— Begin GIVEN INFORMATION —
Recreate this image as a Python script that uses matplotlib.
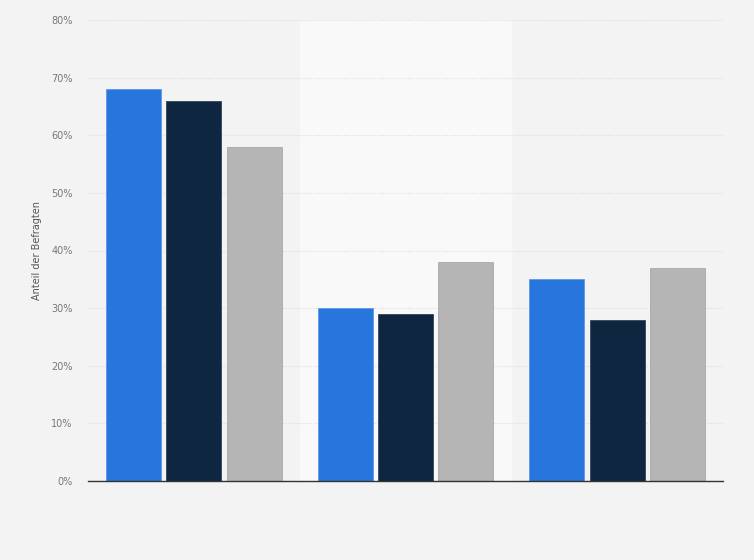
import matplotlib
matplotlib.use("Agg")
import matplotlib.pyplot as plt
from matplotlib.ticker import FuncFormatter

categories = ["Gruppe 1", "Gruppe 2", "Gruppe 3"]
series_a = [68, 30, 35]
series_b = [66, 29, 28]
series_c = [58, 38, 37]
y_ticks = [0, 10, 20, 30, 40, 50, 60, 70, 80]

colors = ["#2876dd", "#0f2640", "#b5b5b5"]
edges = ["#5d98e8", "#33455a", "#a8a8a8"]

fig = plt.figure(figsize=(7.54, 5.6), dpi=100)
fig.patch.set_facecolor("#f3f3f3")
ax = fig.add_axes([88/754, 79/560, 635/754, 461/560])
ax.set_facecolor("#f3f3f3")

ax.axvspan(0.5, 1.5, color="#f9f9f9", zorder=0)

x = list(range(len(categories)))
w = 0.26
off = 0.285
for i, (vals, c, e) in enumerate(zip([series_a, series_b, series_c], colors, edges)):
    ax.bar([xi + (i - 1) * off for xi in x], vals, width=w, color=c,
           edgecolor=e, linewidth=0.6, zorder=3)

ax.set_xlim(-0.5, 2.5)
ax.set_ylim(0, 80)
ax.set_yticks(y_ticks)
ax.yaxis.set_major_formatter(FuncFormatter(lambda v, p: f"{int(v)}%"))
ax.set_xticks([])
ax.grid(axis="y", color="#dcdcdc", linestyle=(0, (1, 1.5)), linewidth=0.8, zorder=1)
for s in ["top", "right", "left"]:
    ax.spines[s].set_visible(False)
ax.spines["bottom"].set_color("#333333")
ax.spines["bottom"].set_linewidth(1.0)
ax.spines["bottom"].set_zorder(4)
ax.tick_params(axis="y", length=0, labelsize=7, labelcolor="#777777", pad=11)
ax.set_ylabel("Anteil der Befragten", fontsize=7, color="#555555", labelpad=7)

fig.savefig("out.png", dpi=100, facecolor=fig.get_facecolor())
— End GIVEN INFORMATION —
__EXERCISE__.
The pictures should not be reproduced; quote all of the other material exactly.

__WRITTEN REPLY__.
Recreate this image as a Python script that uses matplotlib.
import matplotlib
matplotlib.use("Agg")
import matplotlib.pyplot as plt
from matplotlib.ticker import FuncFormatter

categories = ["Gruppe 1", "Gruppe 2", "Gruppe 3"]
series_a = [68, 30, 35]
series_b = [66, 29, 28]
series_c = [58, 38, 37]
y_ticks = [0, 10, 20, 30, 40, 50, 60, 70, 80]

colors = ["#2876dd", "#0f2640", "#b5b5b5"]
edges = ["#5d98e8", "#33455a", "#a8a8a8"]

fig = plt.figure(figsize=(7.54, 5.6), dpi=100)
fig.patch.set_facecolor("#f3f3f3")
ax = fig.add_axes([88/754, 79/560, 635/754, 461/560])
ax.set_facecolor("#f3f3f3")

ax.axvspan(0.5, 1.5, color="#f9f9f9", zorder=0)

x = list(range(len(categories)))
w = 0.26
off = 0.285
for i, (vals, c, e) in enumerate(zip([series_a, series_b, series_c], colors, edges)):
    ax.bar([xi + (i - 1) * off for xi in x], vals, width=w, color=c,
           edgecolor=e, linewidth=0.6, zorder=3)

ax.set_xlim(-0.5, 2.5)
ax.set_ylim(0, 80)
ax.set_yticks(y_ticks)
ax.yaxis.set_major_formatter(FuncFormatter(lambda v, p: f"{int(v)}%"))
ax.set_xticks([])
ax.grid(axis="y", color="#dcdcdc", linestyle=(0, (1, 1.5)), linewidth=0.8, zorder=1)
for s in ["top", "right", "left"]:
    ax.spines[s].set_visible(False)
ax.spines["bottom"].set_color("#333333")
ax.spines["bottom"].set_linewidth(1.0)
ax.spines["bottom"].set_zorder(4)
ax.tick_params(axis="y", length=0, labelsize=7, labelcolor="#777777", pad=11)
ax.set_ylabel("Anteil der Befragten", fontsize=7, color="#555555", labelpad=7)

fig.savefig("out.png", dpi=100, facecolor=fig.get_facecolor())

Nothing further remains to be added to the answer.